South Carolina businesses exported $29.7 billion worth of goods in 2014 — a 121 percent increase from a decade earlier thanks in large part to transportation manufacturers such as Boeing Co. and BMW, according to a report released Thursday by President Obama and the U.S. Commerce Department.
The report outlines export successes in each of the 50 states including Columbia-based Transfer Point, a woman-owned small business that makes dietary supplements. Exports account for about one-third of the company’s sales, with its products shipped to markets in North America, Europe and Asia.
All told, U.S. companies $2.35 trillion worth of goods in 2014, supporting 11.7 million jobs nationwide. There are 340,000 companies nationwide that export goods, the report states, and 98 percent of them are small- to medium-sized businesses with less than 500 employees.
“From coast to coast, exports have played a critical role in economic growth and creating jobs in America,” said Commerce Secretary Penny Pritzker.

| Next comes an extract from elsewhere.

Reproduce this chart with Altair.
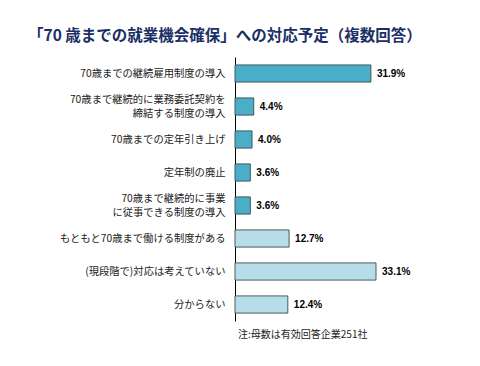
import altair as alt
import pandas as pd

categories = [
    "70歳までの継続雇用制度の導入",
    "70歳まで継続的に業務委託契約を\n締結する制度の導入",
    "70歳までの定年引き上げ",
    "定年制の廃止",
    "70歳まで継続的に事業\nに従事できる制度の導入",
    "もともと70歳まで働ける制度がある",
    "(現段階で)対応は考えていない",
    "分からない",
]
values = [31.9, 4.4, 4.0, 3.6, 3.6, 12.7, 33.1, 12.4]
groups = ["a", "a", "a", "a", "a", "b", "b", "b"]
title_text = "「70 歳までの就業機会確保」への対応予定（複数回答）"
note_text = "注:母数は有効回答企業251社"

df = pd.DataFrame({"cat": categories, "val": values, "grp": groups})
df["lab"] = df["val"].map(lambda v: f"{v:.1f}%")

W, H = 213, 264
font_jp = "Noto Sans CJK JP"

y_enc = alt.Y(
    "cat:N",
    sort=categories,
    title=None,
    scale=alt.Scale(paddingInner=0.48, paddingOuter=0.24),
    axis=alt.Axis(
        labelExpr="split(datum.label, '\\n')",
        labelFont=font_jp,
        labelFontSize=10.3,
        labelColor="#222222",
        labelPadding=10,
        labelLimit=300,
        ticks=False,
        domainColor="#000000",
        domainWidth=1,
        labelLineHeight=14.5,
        labelOffset={"condition": {"test": "indexof(datum.value, '\\n') >= 0", "value": -7}, "value": 0},
    ),
)
x_enc = alt.X("val:Q", scale=alt.Scale(domain=[0, 50]), axis=None)

bars = alt.Chart(df).mark_bar(stroke="#3a4a50", strokeWidth=0.9).encode(
    y=y_enc,
    x=x_enc,
    color=alt.Color(
        "grp:N",
        scale=alt.Scale(domain=["a", "b"], range=["#4BAEC8", "#B7DEE8"]),
        legend=None,
    ),
)

labels = alt.Chart(df).mark_text(
    align="left", dx=6, fontWeight="bold", fontSize=10, font="Liberation Sans", color="#000000"
).encode(y=alt.Y("cat:N", sort=categories), x="val:Q", text="lab:N")

note = alt.Chart(pd.DataFrame({"t": [note_text]})).mark_text(
    align="left", baseline="middle", font=font_jp, fontSize=10, color="#222222"
).encode(x=alt.value(3), y=alt.value(H + 14), text="t:N")

chart = (
    alt.layer(bars, labels, note)
    .properties(
        width=W,
        height=H,
        autosize=alt.AutoSizeParams(type="none"),
        padding={"left": 227, "top": 49, "right": 20, "bottom": 35},
        title=alt.TitleParams(
            title_text,
            anchor="start",
            frame="group",
            dx=-207,
            offset=13,
            font=font_jp,
            fontSize=15.5,
            fontWeight="bold",
            color="#1B2F66",
        ),
    )
    .configure_view(stroke=None)
)

chart.save("out.html", embed_options={"renderer": "svg", "actions": False})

Transportation equipment, such as the Dreamliners made in North Charleston and the BMW automobiles made in Greer, accounted for most of South Carolina’s exports in 2014 at $12.1 billion. South Carolina now is the nation’s top exporter of automobiles, with BMWs accounting for $9.2 billion of the state’s export total.
Boeing, which makes the wide-body 787 series of commercial planes at its North Charleston campus, delivered 32 of its Dreamliners to foreign customers in 2014. The company does not disclose deals it makes with individual airlines. Those planes went to countries from Canada to Qatar.
Machinery, chemicals, plastic and rubber products — such as tires — and electrical equipment rounded out the top five.
The state’s top agricultural export last year was poultry, with $206 million worth of goods shipped to other markets.
The report shows 153,816 jobs in South Carolina were tied to exported goods with 5,832 companies sending their products to foreign markets. The majority of those South Carolina exporters — 84.8 percent — were small- to medium-sized businesses.
“In every state across the country, good-paying jobs are tied to ‘Made in America’ exports,” said U.S. Trade Representative Ambassador Michael Froman. “This report also tells the story of American small businesses that will benefit from tearing down trade barriers in markets around the globe. This is where we see a lot of opportunity for growth and more trade-supported jobs.”
Froman said there is plenty of room for export growth because most small businesses nationwide don’t take advantage of programs that could help them enter new markets.
“The opportunity is there,” he said. “It’s beckoning us.”
The report is being released at a time President Obama is seeking approval for a pair of free-trade agreements that would cover nearly two-thirds of the global economy. The Trans-Pacific Partnership would include a dozen nations, including the U.S., Japan, Australia, Chile and Mexico. The Transatlantic Trade and Investment Partnership is a trade pact between the U.S. and the European Union.
“In recent years, countries across the Asia-Pacific have struck more than 200 trade deals, while American workers and businesses have largely missed out,” Pritzker said. “We cannot afford to sit on the sidelines as others strike deals that put our businesses and workers at a competitive disadvantage and encourage a race to the bottom. By moving forward with standards that reflect our interests and values, including the highest labor and environmental protections, we can protect American jobs and catalyze a race to the top.”